Como el Estado Dominicano no regula la propiedad privada para bien de la colectividad, y el pueblo está empobrecido, lleno de basura, ruido, y cada vez más delincuentes, la infraestructura turística se ha organizado a modo de plantación, basada en la segregación y exclusión social.

El fenómeno ha ocurrido de la siguiente manera: desde los años 70, empresarios turísticos adquieren una gran propiedad, preferiblemente frente al mar y lejos de las ciudades y sus problemas. Colonizan un espacio del litoral mediante la construcción de hoteles y áreas deportivas.

Bloquean el acceso público a la playa para que sea exclusividad de los huéspedes. Ofrecen comida y bebida en el todo incluido y disponen de transporte para llevar los visitantes a lugares considerados de bajo riesgo.

Esta modalidad de enclaustramiento separa los turistas de la población local y limita la entrada a las playas de quienes no pueden pagar por el servicio hotelero.

La segregación espacial, que contribuye a reproducir la segregación social, permite a los empresarios tener cierto control sobre los problemas que podrían ahuyentar los turistas y afectar negativamente sus negocios: la pobreza y sus limosneros, la delincuencia y sus tragedias, o la falta de higiene por la oferta deficitaria de servicios públicos.

Así, ante el caos y el aumento de la delincuencia en el país, el espacio turístico se presenta seguro y organizado.

Pero como resultado, las playas dominicanas se han hecho cada vez más privadas y constituyen espacios mercantiles cercados para el disfrute de los extranjeros y dominicanos de mayores ingresos. Ahora consumir mar y sol en los lugares más exquisitos del litoral tiene un alto precio.

Con este modelo turístico, los nativos establecen una relación de subordinación porque no pueden acceder al consumo que ofrece el resort, ni al disfrute del espacio natural que ha sido colonizado y usurpado.

Además, muchos lugareños trabajan en las plantaciones turísticas por bajos salarios, u ofrecen servicios adicionales a los visitantes como la prostitución, que no contribuyen a mejorar sustancialmente su nivel de vida.

Por su parte, los turistas quedan atrapados en jaulas de encanto donde disfrutan trozos de la belleza natural dominicana, sin adentrarse a interactuar con la población o conocer su idiosincrasia. Comen la misma comida masificada con ligeras variaciones y ven los mismos espectáculos de escasa estética y autenticidad.

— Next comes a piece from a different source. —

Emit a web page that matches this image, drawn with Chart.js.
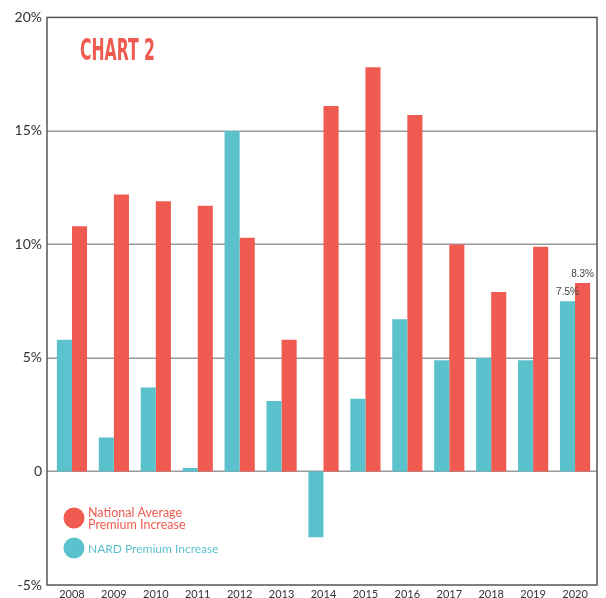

El paraíso recreativo que se les ofrece queda despojado del rico, aunque inseguro y caótico contexto social dominicano.

Incluso el llamado turismo boutique se establece en espacios de control.

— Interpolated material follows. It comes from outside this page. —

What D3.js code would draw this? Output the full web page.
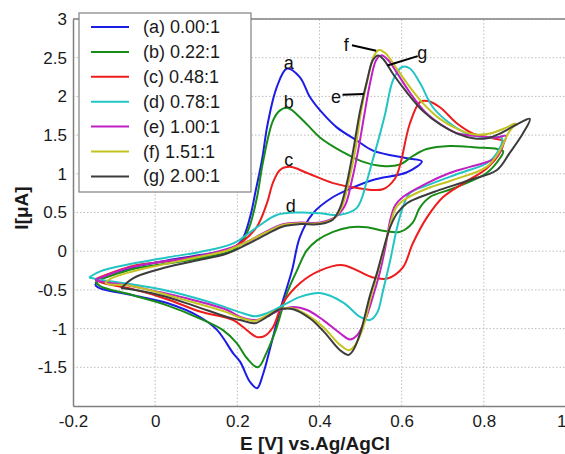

Este modelo de segregación y exclusión es común en el Caribe. En nombre de la seguridad y el bienestar, los turistas quedan aislados en su hábitat de placer temporal.

Por eso cuando se anuncian nuevos proyectos de desarrollo turístico en el país es entendible que surjan voces de alerta y desconfianza.

En Samaná y Bahía de las Águilas, zonas hacia donde se dirigirán muchas de las nuevas inversiones, difícilmente

sean reconciliables los proyectos turísticos con las necesidades ecológicas y sociales de la zona.

El modelo de exclusión y segregación social se repetirá, a menos que el Estado, por obra de algún milagro, cambie su relación concesionaria con el empresariado turístico, y valore más la necesidad de establecer un balance ecológico y social.

Las playas deben ser un espacio público de disfrute colectivo que eleve la calidad de vida.

Para reconquistar las playas usurpadas es fundamental que el gobierno asegure la entrada libre y rechace la colonización de nuevos espacios playeros simplemente para beneficio empresarial.

Por su parte, la población necesita proteger y venerar esos lugares, regalos frágiles de la naturaleza, donde deberían coexistir de manera armoniosa, creativa y enriquecedora lugareños y extranjeros.